In theory, Wild Bill Hickok (1837–1876) was one of the good guys. He fought for the Union Army during the Civil War and, for much of his adult life, carried a lawman’s badge. He was elected sheriff in several towns across the West and seldom failed to provide law and order—or at least order.
But Hickok was also one of the most notorious gunfighters in the American West, with perhaps dozens of lawless killings under his belt. He was famous as a gambler, duelist, and freewheeling gun for hire. Many legends of the Western frontier originated with Hickok, from the “quick draw” gunfight to the fateful poker hand that cost him his life.

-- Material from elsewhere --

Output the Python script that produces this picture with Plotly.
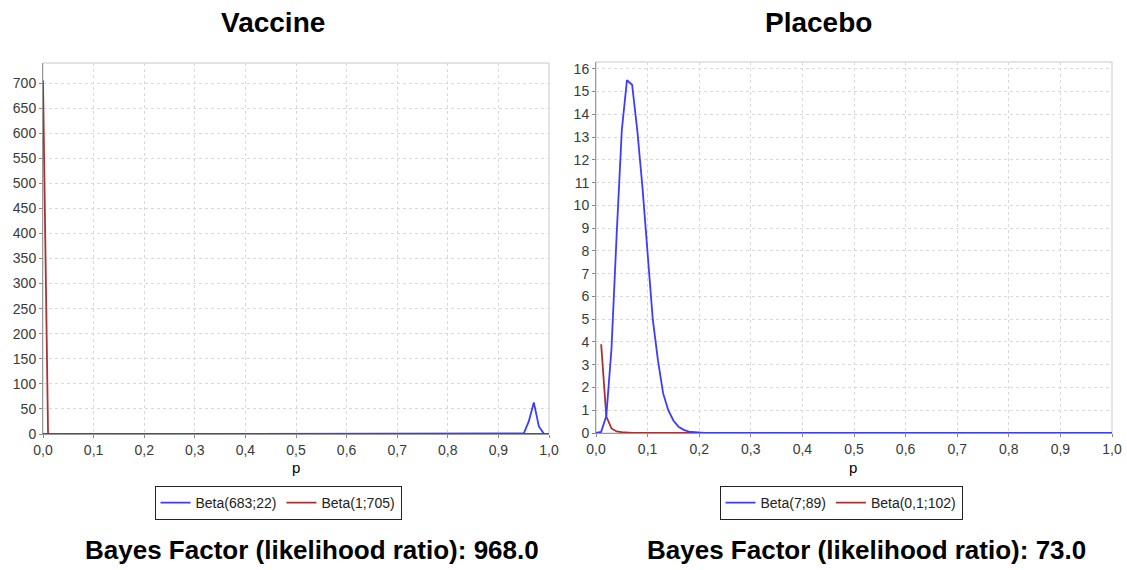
import plotly.graph_objects as go

# ---------------- data ----------------
# Vaccine panel
vac_blue_x = [0.0, 0.94, 0.95, 0.96, 0.97, 0.98, 0.99, 1.0]
vac_blue_y = [0, 0, 1, 25, 63, 15, 0.5, 0]
vac_red_x = [0.0, 0.01, 1.0]
vac_red_y = [705, 0.6, 0]

# Placebo panel
pla_blue_x = [0.0, 0.01, 0.02, 0.03, 0.04, 0.05, 0.06, 0.07, 0.08, 0.09, 0.10,
              0.11, 0.12, 0.13, 0.14, 0.15, 0.16, 0.17, 0.18, 0.19, 0.20, 0.21, 1.0]
pla_blue_y = [0, 0.05, 0.75, 3.7, 8.7, 13.3, 15.5, 15.3, 13.3, 10.8, 7.9,
              5.0, 3.2, 1.75, 1.0, 0.55, 0.27, 0.14, 0.06, 0.05, 0.04, 0.0, 0.0]
pla_red_x = [0.01, 0.02, 0.03, 0.04, 0.05, 0.06, 0.07, 1.0]
pla_red_y = [3.9, 0.72, 0.2, 0.07, 0.04, 0.02, 0.0, 0.0]

vac_names = ["Beta(683;22)", "Beta(1;705)"]
pla_names = ["Beta(7;89)", "Beta(0,1;102)"]

x_tickvals = [0.0, 0.1, 0.2, 0.3, 0.4, 0.5, 0.6, 0.7, 0.8, 0.9, 1.0]
x_ticktext = ["0,0", "0,1", "0,2", "0,3", "0,4", "0,5", "0,6", "0,7", "0,8", "0,9", "1,0"]
vac_yticks = list(range(0, 701, 50))
pla_yticks = list(range(0, 17))

titles = ["Vaccine", "Placebo"]
bayes = ["Bayes Factor (likelihood ratio): 968.0", "Bayes Factor (likelihood ratio): 73.0"]

# ---------------- figure ----------------
W, H = 1127, 570
BLUE = "#3c3cff"
RED = "#a83232"
FONT = "Liberation Sans, Arial, sans-serif"

fig = go.Figure()

# red first so blue is drawn on top; legend order via legendrank
fig.add_trace(go.Scatter(x=vac_red_x, y=vac_red_y, mode="lines", name=vac_names[1],
                         line=dict(color=RED, width=1.8), xaxis="x", yaxis="y",
                         legend="legend", legendrank=2))
fig.add_trace(go.Scatter(x=vac_blue_x, y=vac_blue_y, mode="lines", name=vac_names[0],
                         line=dict(color=BLUE, width=1.8), xaxis="x", yaxis="y",
                         legend="legend", legendrank=1))
fig.add_trace(go.Scatter(x=pla_red_x, y=pla_red_y, mode="lines", name=pla_names[1],
                         line=dict(color=RED, width=1.8), xaxis="x2", yaxis="y2",
                         legend="legend2", legendrank=2))
fig.add_trace(go.Scatter(x=pla_blue_x, y=pla_blue_y, mode="lines", name=pla_names[0],
                         line=dict(color=BLUE, width=1.8), xaxis="x2", yaxis="y2",
                         legend="legend2", legendrank=1))

def px(xp):
    return xp / W

def py(yp):
    return 1 - yp / H

grid = dict(showgrid=True, gridcolor="#d9d9d9", griddash="3px,3px", gridwidth=1,
            zeroline=False, ticks="outside", ticklen=3, tickcolor="#888",
            tickfont=dict(family=FONT, size=14, color="#3a3a3a"),
            showline=True, linecolor="#999", linewidth=1, automargin=False)

fig.update_layout(
    width=W, height=H,
    margin=dict(l=0, r=0, t=0, b=0, autoexpand=False),
    paper_bgcolor="white", plot_bgcolor="white",
    font=dict(family=FONT, color="#222"),
    xaxis=dict(domain=[px(43), px(549)], range=[0, 1.0], tickvals=x_tickvals,
               ticktext=x_ticktext, anchor="y", **grid),
    yaxis=dict(domain=[py(434), py(63)], range=[0, 740], tickvals=vac_yticks,
               anchor="x", **grid),
    xaxis2=dict(domain=[px(596), px(1112)], range=[0, 1.0], tickvals=x_tickvals,
                ticktext=x_ticktext, anchor="y2", **grid),
    yaxis2=dict(domain=[py(433), py(62)], range=[0, 16.3], tickvals=pla_yticks,
                anchor="x2", **grid),
    legend=dict(orientation="h", x=px(278), y=py(503), xanchor="center", yanchor="middle",
                bordercolor="#222", borderwidth=1, bgcolor="white", itemwidth=30,
                font=dict(family=FONT, size=14, color="#222"), tracegroupgap=0),
    legend2=dict(orientation="h", x=px(841), y=py(503), xanchor="center", yanchor="middle",
                 bordercolor="#222", borderwidth=1, bgcolor="white", itemwidth=30,
                 font=dict(family=FONT, size=14, color="#222"), tracegroupgap=0),
    showlegend=True,
)

# light frame around each plot area
for xr, yr in (("x domain", "y domain"), ("x2 domain", "y2 domain")):
    fig.add_shape(type="rect", xref=xr, yref=yr, x0=0, x1=1, y0=0, y1=1,
                  line=dict(color="#c8c8c8", width=1), layer="below")

annots = [
    dict(text="<b>%s</b>" % titles[0], x=px(273), y=py(22), size=28),
    dict(text="<b>%s</b>" % titles[1], x=px(818), y=py(22), size=28),
    dict(text="p", x=px(296), y=py(467), size=15),
    dict(text="p", x=px(853), y=py(467), size=15),
    dict(text="<b>%s</b>" % bayes[0], x=px(312), y=py(550), size=26),
    dict(text="<b>%s</b>" % bayes[1], x=px(866), y=py(550), size=26),
]
for a in annots:
    fig.add_annotation(text=a["text"], x=a["x"], y=a["y"], xref="paper", yref="paper",
                       xanchor="center", yanchor="middle", showarrow=False,
                       font=dict(family=FONT, size=a["size"], color="#000"))

fig.write_html("out.html", config={"displayModeBar": False},
               post_script="document.body.style.margin='0px';")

James Butler Hickok was born in Illinois. By age twenty-five, he had already been tried and acquitted once for murder, after he killed several people in a shootout in Nebraska. (The jury accepted his self-defense argument.) He then fought for the North during the war, serving as a scout and occasionally a spy.
After the war, Hickok fought, and won, the first recorded “quick draw” duel—the type of gunfight that would be immortalized in countless Western movies. He faced off with a former Confederate soldier in Missouri, beating him on the draw when they met in a town square at dusk. Hickok was arrested for murder, but again beat the charge.
Hickok deliberately encouraged his growing national reputation, claiming in interviews that he had killed a hundred men. He also briefly appeared in a play with William “Buffalo Bill” Cody (1846–1917) about their supposed exploits in the West. Dressed in buckskin and brandishing two revolvers, Hickok embodied—and helped create—the stereotype of the Western gunslinger.
In the 1870s, he served as sheriff or marshal in several towns in Kansas. He moved to South Dakota in 1876, hoping to get rich in the gold rush in the Black Hills.
On August 2, 1876, he visited Saloon #10 in the town of Deadwood, where he joined a game of poker. He was dealt a good hand—two pairs, aces over eights—and bad luck: As he looked at his cards, he was shot and killed from behind by Jack McCall (c. 1853–1877). Hickok was thirty-nine. McCall’s motives are disputed; at his trial, he claimed that he shot Hickok to avenge the death of his brother. Another theory was that he was mad at Hickok for insulting him that morning, or that he was drunk. In any case, McCall was convicted and hanged the next year.